McWilliams got into a drag as a 21-year-old college student, when he performed as Chuckatea Banana between classes in Virginia Beach. “When I first started, it was all about the ‘real-girl’ look,” he says. “I would try to look as much like a real woman as possible. . . . and I was very successful.” Now, McWilliams performs a more theatrical female persona, but he has an even tougher time shaking his feminine side. “Dating sucks when you’re a drag queen,” says McWilliams, who has become too recognizable in the local gay scene to pass as just-a-boy anymore. “I can’t go on a date to a gay bar if I don’t want the person to know,” he says. McWilliams’ secret usually comes out pretty quickly, though. “You know, you take someone home, and there are the wigs everywhere, the piles of crowns, the trophies. . . . the 8-by-10 picture of myself in full drag sitting over the television. At that point, it’s pretty obvious.”
The finer secrets of McWilliams’ trade, however, don’t come so easily.
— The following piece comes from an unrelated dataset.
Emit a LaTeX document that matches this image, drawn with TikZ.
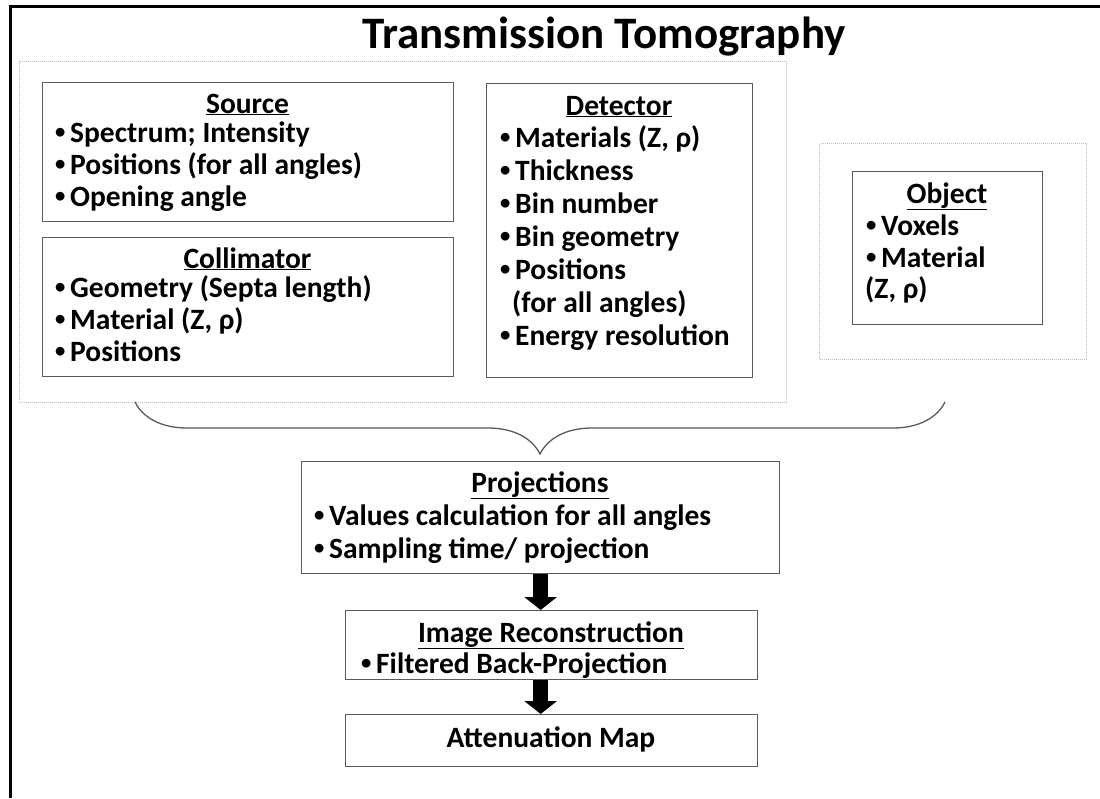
\documentclass[tikz,border=0pt]{standalone}
\usepackage{fontspec}
\setmainfont{Carlito}
\usetikzlibrary{arrows.meta, positioning, calc, decorations.pathreplacing}

\begin{document}
\begin{tikzpicture}[
    x=1pt, y=-1pt,
    every node/.style={font=\bfseries\fontsize{29.5}{34}\selectfont, inner sep=0pt},
    box/.style={draw=boxline, line width=1.3pt, rectangle, anchor=north west},
    group/.style={draw=dotline, line width=1.2pt, dash pattern=on 1pt off 1pt, rectangle, anchor=north west},
    head/.style={anchor=base},
    itemtext/.style={anchor=base west},
    blockarrow/.style={line width=15pt, draw=black, -{Triangle[width=32pt, length=13pt]}},
    bracepath/.style={draw=boxline, line width=1.3pt, decorate,
        decoration={brace, mirror, amplitude=52pt}},
]

\definecolor{boxline}{HTML}{5A5A5A}   % solid frames, brace
\definecolor{dotline}{HTML}{BDBDBD}   % the two dotted groups

\newcommand{\bul}{\makebox[15pt][l]{\raisebox{0.12em}{\scalebox{0.7}{\textbullet}}}}
\newcommand{\itemlines}[5]{%  #1 name, #2 x, #3 first baseline, #4 step, #5 lines
  \foreach \t [count=\i from 0] in {#5} {
    \node[itemtext] (#1-\i) at (#2, #3+\i*#4) {\t};
  }}

\useasboundingbox (0,0) rectangle (1100,798);

% ================================================================
% Units are pixels of the 1100 x 798 sheet, y running downwards.
%   dotted groups : left  x 19..786,  y 61..402
%                   right x 819..1086, y 143..359
%   brace         : y 402 .. 454, tip under the projections box
%   chain         : projections -> reconstruction -> map, x = 540
% ================================================================

% outer frame, only top and left edges fall on the sheet
\draw[line width=3pt] (10.5,798) -- (10.5,6.5) -- (1100,6.5);

\node[font=\bfseries\fontsize{45}{52}\selectfont, anchor=base] (title) at (604,48)
    {Transmission Tomography};

% ---------------------------------------------------------------- groups
\node[group, minimum width=767pt, minimum height=341pt] (grpL) at (19,61) {};
\node[group, minimum width=267pt, minimum height=216pt] (grpO) at (819,143) {};

% ---------------------------------------------------------------- source
\node[box, minimum width=411pt, minimum height=139pt] (source) at (42,82) {};
\node[head] (source-h) at (247.5,113) {\underline{Source}};
\itemlines{source}{55}{142}{32}{\bul Spectrum; Intensity,
    \bul Positions (for all angles), \bul Opening angle}

% ---------------------------------------------------------------- collimator
\node[box, minimum width=411pt, minimum height=139pt] (colli) at (42,237) {};
\node[head] (colli-h) at (247.5,268) {\underline{Collimator}};
\itemlines{colli}{55}{297}{32}{\bul Geometry (Septa length),
    {\bul Material (Z, ρ)}, \bul Positions}

% ---------------------------------------------------------------- detector
\node[box, minimum width=266pt, minimum height=294pt] (detect) at (486,83) {};
\node[head] (detect-h) at (619,115) {\underline{Detector}};
\itemlines{detect}{500}{147}{33}{{\bul Materials (Z, ρ)}, \bul Thickness,
    \bul Bin number, \bul Bin geometry, \bul Positions,
    \hspace*{12pt}(for all angles), \bul Energy resolution}

% ---------------------------------------------------------------- object
\node[box, minimum width=190pt, minimum height=153pt] (object) at (852,171) {};
\node[head] (object-h) at (947,203) {\underline{Object}};
\itemlines{object}{866}{235}{32}{\bul Voxels, \bul Material}
\node[itemtext] (object-zr) at (865,298) {(Z, ρ)};

% ---------------------------------------------------------------- brace
\coordinate (braceL) at (135,402);
\coordinate (braceR) at (945,402);
\draw[bracepath] (braceL) -- (braceR);

% ---------------------------------------------------------------- chain
\node[box, minimum width=478pt, minimum height=112pt] (proj) at (301,461) {};
\node[head] (proj-h) at (540,492) {\underline{Projections}};
\itemlines{proj}{314}{525}{33}{\bul Values calculation for all angles,
    \bul Sampling time/ projection}

\node[box, minimum width=412pt, minimum height=69pt] (recon) at (345,610) {};
\node[head] (recon-h) at (551,642) {\underline{Image Reconstruction}};
\itemlines{recon}{361}{673}{33}{\bul Filtered Back-Projection}

\node[box, minimum width=412pt, minimum height=52pt] (atten) at (345,714) {};
\node[head] (atten-h) at (551,747) {Attenuation Map};

\draw[blockarrow] (proj.south) -- (proj.south |- recon.north);
\draw[blockarrow] (proj.south |- recon.south) -- (proj.south |- atten.north);

\end{tikzpicture}
\end{document}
McWilliams agreed to let City Paper into the basement to learn exactly how to paint and pad your way into womanhood. “Every man has the potential to look good in drag,” says McWilliams. “Sometimes, the ugliest men become the most beautiful women.”
FACE. After McWilliams’ second facial shave of the day—-everything goes, from beard to sideburns—-he smears a layer of foundation over his face and sets it with a vigorous powdering. The make-up base begins the process of feminizing McWilliam’s face—-changing the contour of the nose, cheek, and hairline. It also helps shield the performance from the elements. McWilliams’ routine was tested at this year’s Pride Parade, when a steady rainfall threatened to melt the facade. At the end of the
two-hour gauntlet, McWilliams’ gown, wig, and crown were sopping wet. “But my face didn’t move an inch,” he says.
CHEEKS. “You can tell what drag family you’re from based on the cheek,” he says. McWilliams’ personal blush routine, a full-contour look which sweeps from nostril to earlobe, is known as “The Ophelia cheek.” Naturally, McWilliams is protective of the technique. “Some other queens use this style that—-I’m sorry, but it looks like a strip of bacon,” he says. McWilliams has a name for the line of blush which only
reaches halfway down the face—-“the racing stripe.” Ophelia’s cheek inspires a more iconic sports comparison: “Mine is like the Nike swoosh.”
EYES. Ask McWilliams which colors look best on him, and he’ll run through the rainbow—-“yellow, blues, greens, purples, reds,” he says. “Most of them.” The trick is being able to pull them all off at once. One of McWilliams’ elaborate eyeshadow techniques, known as the “Tequila Sunrise,” creates an entire skyline between the lid and brow: “you do the red faded to yellow faded to white with all the oranges in between,” he says. McWilliams’ favorite color scheme to layer above the lashes is the “Rainbow Pheasant”—-“it’s basically making sure every color is in my eyes,” he says. McWilliams tops the shadow off with a lush fake eyelash set he applies with bondage glue. Then, he applies a final coat of mascara to blend his real eyelashes intto the fake ones. “You wouldn’t want someone to get too close and see the double set,” he says.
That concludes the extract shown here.